Southern Illinois University Edwardsville has received a special collection of historical research about Walt Whitman’s journalism career, which is now available in SIUE’s Bowen Archive. The collection is entitled, “The Douglas and Betty Noverr Collection of Walt Whitman’s Journalism”.
SIUE’s Jason Stacy, Ph.D., professor in the College of Arts and Sciences’ Department of History, was gifted research papers from the late Douglas Noverr, Ph.D., a noted Whitman scholar from Michigan State University.
Noverr was instrumental in editing the first two volumes of Whitman’s complete journalism, along with a collection of the poet’s selected journalism, which he edited with Stacy. Stacy received materials related to Noverr’s final two, unpublished, volumes of Whitman’s journalism which will be included in the SIUE archives.
“This collection holds notes, letters, and transcripts, some over 100 years old, regarding Whitman’s journalism between 1848 and the 1880s,” said Stacy. “So far, no comprehensive collection of Whitman’s journalistic output for these years has been published, and this collection offers a wealth of material for future scholars who work in this field.”
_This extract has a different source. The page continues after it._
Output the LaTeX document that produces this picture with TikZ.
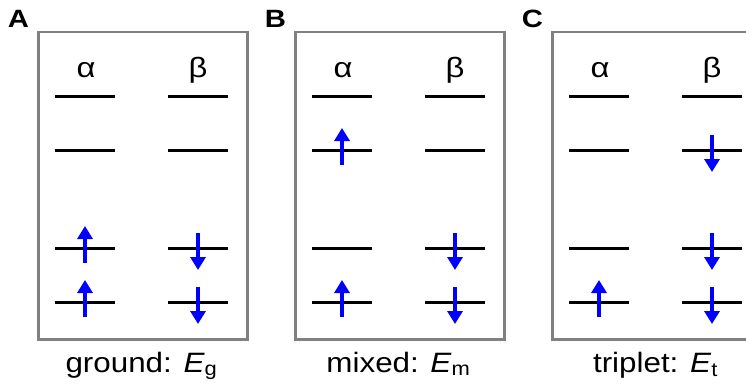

Stacy, along with other Whitman scholars, reviewed the materials and cataloged them for future scholars. The team included Stephanie M. Blalock, Ph.D., digital humanities librarian at the Digital Scholarship and Publishing Studio in the University of Iowa Libraries; Kevin McMullen, Ph.D., research assistant professor in the English Department at the University of Nebraska-Lincoln; Stefan Schöberlein, Ph.D., assistant professor of English and director of the digital humanities at Texas A&M University-Central Texas; and Zachary Turpin, Ph.D., assistant professor of American literature at the University of Idaho.
“Like the previous acquisitions of the John Francis McDermott and Andrew Theising collections, the Noverr Collection constitutes a noteworthy gift of national significance in multiple academic disciplines such as history, journalism, and literature and that will especially benefit SIUE faculty and student researchers for generations to come,” said Stephen Kerber, Ph.D., university archivist and unique collections librarian. “It is an honor as well as a pleasure to work with scholars of Dr. Stacy’s stature to preserve such historical research materials and make them accessible.”
“The study of Whitman’s journalism is a burgeoning field that has been revolutionized by the possibilities of digital editing,” Stacy added. “My hope is that this collection in the Bowen Archives brings Whitman scholars to SIUE and furthers the university’s goal of being a regional university with a national impact.”